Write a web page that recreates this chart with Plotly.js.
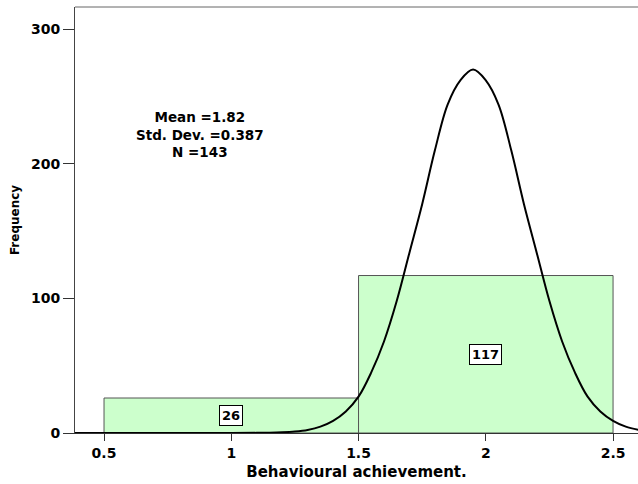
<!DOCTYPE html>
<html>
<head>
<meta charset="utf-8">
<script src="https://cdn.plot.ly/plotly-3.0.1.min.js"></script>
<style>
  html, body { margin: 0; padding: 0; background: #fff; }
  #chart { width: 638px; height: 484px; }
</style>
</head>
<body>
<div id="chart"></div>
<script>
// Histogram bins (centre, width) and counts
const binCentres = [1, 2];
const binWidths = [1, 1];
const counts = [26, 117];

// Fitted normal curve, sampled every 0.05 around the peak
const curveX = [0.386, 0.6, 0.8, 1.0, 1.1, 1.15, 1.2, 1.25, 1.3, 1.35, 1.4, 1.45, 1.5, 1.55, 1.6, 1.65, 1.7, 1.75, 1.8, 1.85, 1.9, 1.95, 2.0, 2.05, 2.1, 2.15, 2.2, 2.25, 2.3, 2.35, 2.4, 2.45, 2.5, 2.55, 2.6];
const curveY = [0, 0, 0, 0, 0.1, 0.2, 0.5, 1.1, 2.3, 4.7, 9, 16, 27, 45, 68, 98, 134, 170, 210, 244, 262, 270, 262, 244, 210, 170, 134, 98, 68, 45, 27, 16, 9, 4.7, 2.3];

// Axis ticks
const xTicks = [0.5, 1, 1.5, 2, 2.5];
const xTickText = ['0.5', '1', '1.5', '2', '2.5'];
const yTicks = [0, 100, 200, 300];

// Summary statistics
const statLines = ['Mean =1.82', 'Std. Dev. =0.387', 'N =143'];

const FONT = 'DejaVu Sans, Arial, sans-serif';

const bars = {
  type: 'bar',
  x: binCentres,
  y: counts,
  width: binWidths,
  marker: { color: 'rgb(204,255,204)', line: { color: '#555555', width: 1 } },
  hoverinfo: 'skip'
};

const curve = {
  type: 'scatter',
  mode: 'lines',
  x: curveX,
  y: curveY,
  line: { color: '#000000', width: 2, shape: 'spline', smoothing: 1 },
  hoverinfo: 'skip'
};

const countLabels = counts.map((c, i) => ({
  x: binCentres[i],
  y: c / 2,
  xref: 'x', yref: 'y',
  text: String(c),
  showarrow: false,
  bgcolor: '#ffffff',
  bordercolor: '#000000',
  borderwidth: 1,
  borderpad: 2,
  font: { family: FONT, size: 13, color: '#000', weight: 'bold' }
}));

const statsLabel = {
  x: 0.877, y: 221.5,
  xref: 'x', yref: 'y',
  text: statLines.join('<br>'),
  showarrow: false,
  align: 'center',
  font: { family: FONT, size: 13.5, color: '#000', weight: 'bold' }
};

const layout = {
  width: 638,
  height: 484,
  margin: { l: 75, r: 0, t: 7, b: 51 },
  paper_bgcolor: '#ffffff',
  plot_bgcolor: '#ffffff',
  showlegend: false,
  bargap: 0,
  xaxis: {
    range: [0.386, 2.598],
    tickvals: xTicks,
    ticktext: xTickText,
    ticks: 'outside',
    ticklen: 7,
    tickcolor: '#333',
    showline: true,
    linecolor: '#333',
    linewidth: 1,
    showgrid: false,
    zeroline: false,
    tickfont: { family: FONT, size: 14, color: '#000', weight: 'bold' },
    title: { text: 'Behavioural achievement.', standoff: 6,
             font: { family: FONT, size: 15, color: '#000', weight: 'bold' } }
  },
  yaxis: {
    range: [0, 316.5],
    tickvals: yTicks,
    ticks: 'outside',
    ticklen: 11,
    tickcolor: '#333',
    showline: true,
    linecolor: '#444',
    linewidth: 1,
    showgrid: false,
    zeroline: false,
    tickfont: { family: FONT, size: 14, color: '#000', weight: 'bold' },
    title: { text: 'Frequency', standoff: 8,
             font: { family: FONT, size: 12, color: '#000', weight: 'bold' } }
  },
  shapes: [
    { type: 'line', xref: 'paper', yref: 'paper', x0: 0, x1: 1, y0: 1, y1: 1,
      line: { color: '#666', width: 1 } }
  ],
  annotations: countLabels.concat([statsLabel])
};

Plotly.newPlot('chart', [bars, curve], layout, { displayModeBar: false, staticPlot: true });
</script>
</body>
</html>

---

* _Work to do_: Working from the lines above, reproduce the material exactly and exclude its pictures.

* _Task result_:
Write a web page that recreates this chart with Plotly.js.
<!DOCTYPE html>
<html>
<head>
<meta charset="utf-8">
<script src="https://cdn.plot.ly/plotly-3.0.1.min.js"></script>
<style>
  html, body { margin: 0; padding: 0; background: #fff; }
  #chart { width: 638px; height: 484px; }
</style>
</head>
<body>
<div id="chart"></div>
<script>
// Histogram bins (centre, width) and counts
const binCentres = [1, 2];
const binWidths = [1, 1];
const counts = [26, 117];

// Fitted normal curve, sampled every 0.05 around the peak
const curveX = [0.386, 0.6, 0.8, 1.0, 1.1, 1.15, 1.2, 1.25, 1.3, 1.35, 1.4, 1.45, 1.5, 1.55, 1.6, 1.65, 1.7, 1.75, 1.8, 1.85, 1.9, 1.95, 2.0, 2.05, 2.1, 2.15, 2.2, 2.25, 2.3, 2.35, 2.4, 2.45, 2.5, 2.55, 2.6];
const curveY = [0, 0, 0, 0, 0.1, 0.2, 0.5, 1.1, 2.3, 4.7, 9, 16, 27, 45, 68, 98, 134, 170, 210, 244, 262, 270, 262, 244, 210, 170, 134, 98, 68, 45, 27, 16, 9, 4.7, 2.3];

// Axis ticks
const xTicks = [0.5, 1, 1.5, 2, 2.5];
const xTickText = ['0.5', '1', '1.5', '2', '2.5'];
const yTicks = [0, 100, 200, 300];

// Summary statistics
const statLines = ['Mean =1.82', 'Std. Dev. =0.387', 'N =143'];

const FONT = 'DejaVu Sans, Arial, sans-serif';

const bars = {
  type: 'bar',
  x: binCentres,
  y: counts,
  width: binWidths,
  marker: { color: 'rgb(204,255,204)', line: { color: '#555555', width: 1 } },
  hoverinfo: 'skip'
};

const curve = {
  type: 'scatter',
  mode: 'lines',
  x: curveX,
  y: curveY,
  line: { color: '#000000', width: 2, shape: 'spline', smoothing: 1 },
  hoverinfo: 'skip'
};

const countLabels = counts.map((c, i) => ({
  x: binCentres[i],
  y: c / 2,
  xref: 'x', yref: 'y',
  text: String(c),
  showarrow: false,
  bgcolor: '#ffffff',
  bordercolor: '#000000',
  borderwidth: 1,
  borderpad: 2,
  font: { family: FONT, size: 13, color: '#000', weight: 'bold' }
}));

const statsLabel = {
  x: 0.877, y: 221.5,
  xref: 'x', yref: 'y',
  text: statLines.join('<br>'),
  showarrow: false,
  align: 'center',
  font: { family: FONT, size: 13.5, color: '#000', weight: 'bold' }
};

const layout = {
  width: 638,
  height: 484,
  margin: { l: 75, r: 0, t: 7, b: 51 },
  paper_bgcolor: '#ffffff',
  plot_bgcolor: '#ffffff',
  showlegend: false,
  bargap: 0,
  xaxis: {
    range: [0.386, 2.598],
    tickvals: xTicks,
    ticktext: xTickText,
    ticks: 'outside',
    ticklen: 7,
    tickcolor: '#333',
    showline: true,
    linecolor: '#333',
    linewidth: 1,
    showgrid: false,
    zeroline: false,
    tickfont: { family: FONT, size: 14, color: '#000', weight: 'bold' },
    title: { text: 'Behavioural achievement.', standoff: 6,
             font: { family: FONT, size: 15, color: '#000', weight: 'bold' } }
  },
  yaxis: {
    range: [0, 316.5],
    tickvals: yTicks,
    ticks: 'outside',
    ticklen: 11,
    tickcolor: '#333',
    showline: true,
    linecolor: '#444',
    linewidth: 1,
    showgrid: false,
    zeroline: false,
    tickfont: { family: FONT, size: 14, color: '#000', weight: 'bold' },
    title: { text: 'Frequency', standoff: 8,
             font: { family: FONT, size: 12, color: '#000', weight: 'bold' } }
  },
  shapes: [
    { type: 'line', xref: 'paper', yref: 'paper', x0: 0, x1: 1, y0: 1, y1: 1,
      line: { color: '#666', width: 1 } }
  ],
  annotations: countLabels.concat([statsLabel])
};

Plotly.newPlot('chart', [bars, curve], layout, { displayModeBar: false, staticPlot: true });
</script>
</body>
</html>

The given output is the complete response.